The assailant "walked like he was going to pass us and he just pulled out his gun," the 13-year-old said yesterday at the Mattapan house of Saintil's mother, Kettly Azor , who emigrated from Haiti. "It could have been a dare."
He said that two other youths were watching from across the street as the shooter approached.
Danny Sanon was at work in a building across Cummins Highway from the Born Again Evangelistic Outreach Ministry Church when he said he heard shots ring out.
"I heard four or five shots and the police came after that," Sanon said.
Jacques Menard , who lives next to the church, said he heard cries for help and saw a young man at his doorstep.
"I looked out my door and saw one boy on the floor, shaking."
Saintil, whom family and friends called Benjy, had just made the honor roll at Clarence R. Edwards Middle School in Charlestown and was a member of the school's step squad, family members said yesterday.
On a fence next to the church, Saintil's family laid a dozen red and white roses, family photos, a Bart Simpson stuffed toy, and superhero action figures.

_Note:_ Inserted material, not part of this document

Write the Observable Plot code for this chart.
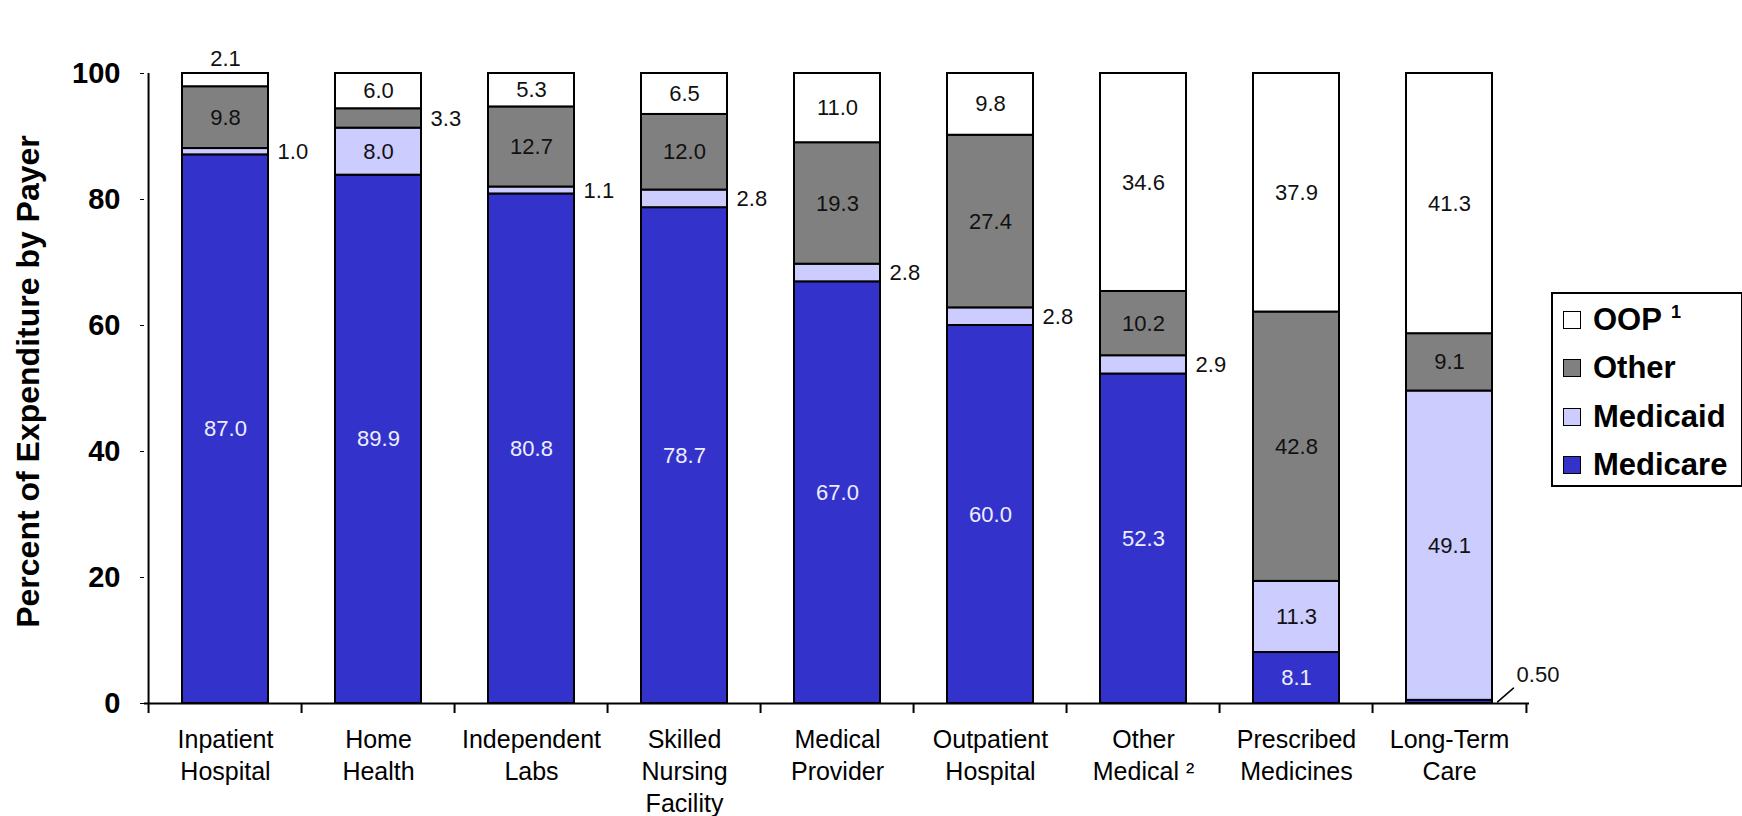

An honor roll certificate and a small Haitian flag, which Saintil often tied around his head, was also attached to the fence.
Although the church is in Mattapan, police had said on Friday that the shooting occurred in Roslindale.
The family had recently mourned the death of another relative, Jonathan C. Jacques , 18, Saintil's cousin, who was shot at a house party on Milton Avenue over Thanksgiving weekend.
The two were always together, and after Jacques' death, Saintil had stopped hanging out in the streets as much, said relatives. While some of his friends have gotten into trouble, family members said Saintil was not in a gang.
"The young men these days need to act their age and be home reading a book and getting their education instead of acting gangster in the streets," said Saintil's sister, Tracey Azor, 19, who lived with him in their mother's house. "He didn't even make it to high school."
As family and friends streamed yesterday into Saintil's mother's house, where the family moved from Dorchester four months ago, they described Saintil as a funny, energetic boy who would spontaneously start singing and dancing in the midst of strangers.
Tall and slender, Saintil hoped to attend the Boston Arts Academy to become an actor.
"We both wanted to do the same thing," said Saintil's 13-year-old friend, an eighth-grader at Mildred Avenue Middle School who wants to be an actor.
Saintil decorated his bedroom with certificates for being student of the week and for participation in his church, the Christian Life Center in Dorchester, which he attended regularly with his mother.
Yesterday, a pile of white and black sneakers lay next to his bed. Yankees and Red Sox caps hung on the wall. He stashed boxes of cereal and soda in his room, and dozens of sample vials of Phat Farm cologne lay on his dresser.
Saintil's mother declined to be interviewed yesterday. His father lives in Taunton.